Hooke's Law is a fundamental principle in physics that defines how a spring behaves when it is either compressed or stretched. This law is epitomized by the equation:\[ F = kx \]where:

• \( F \) represents the force exerted by the spring.
• \( k \) stands for the spring constant, a measure of the stiffness of the spring.
• \( x \) is the displacement, or how far the spring has been stretched or compressed from its natural length.

In simpler words, Hooke's Law establishes that the force needed to compress or extend a spring is directly proportional to the distance of displacement. Therefore, the spring constant \( k \) plays a pivotal role, as it tells us how much force is needed for a given displacement.In practical terms, if a spring has a high spring constant, it means that more force is required to stretch or compress it, indicating a stiffer spring. Conversely, a lower spring constant reflects a spring that is more easily compressible or extendable with less force.
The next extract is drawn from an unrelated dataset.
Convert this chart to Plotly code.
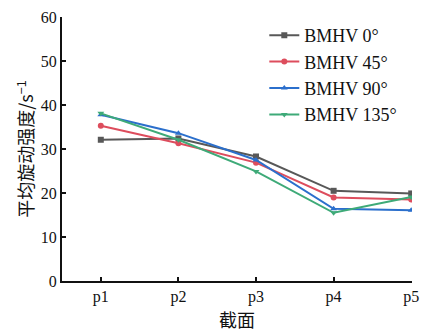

The work-energy principle in the context of springs provides a powerful way to relate the work done on a spring to its displacement. According to this principle, the work done on a spring is stored as potential energy within the spring. The formula central to this concept when dealing with springs is:\[ W = \frac{1}{2} k x^2 \]where:

• \( W \) is the work done in joules.
• \( k \) is the spring constant.
• \( x \) is the displacement.

This formula demonstrates that the work done on the spring is proportional to the square of the displacement. The factor of \( \frac{1}{2} \) arises because the force exerted by the spring is not constant but varies linearly with distance (following Hooke's Law).Understanding this principle is key when calculating the energy involved in compressing or stretching a spring, thereby allowing one to derive the spring constant if the work done and displacement are known, as in the problem given.

Displacement in the context of springs refers to how much the spring is elongated or compressed from its original, natural length. It is a critical factor in both Hooke's Law and the work-energy principle.In the example provided, the displacement \( x \) can be calculated by taking the difference between the new length of the spring and its original length:\[ x = \text{new length} - \text{natural length} \]So, if a spring originally measures 2 meters and is stretched to 5 meters, the displacement is:\[ x = 5 - 2 = 3 \text{ meters} \]Knowing the displacement is essential because it directly influences both the force exerted by the spring and the work done on the spring. It serves as a link between the physical elongation/compression of the spring and the mathematical expressions used to describe the spring's behavior.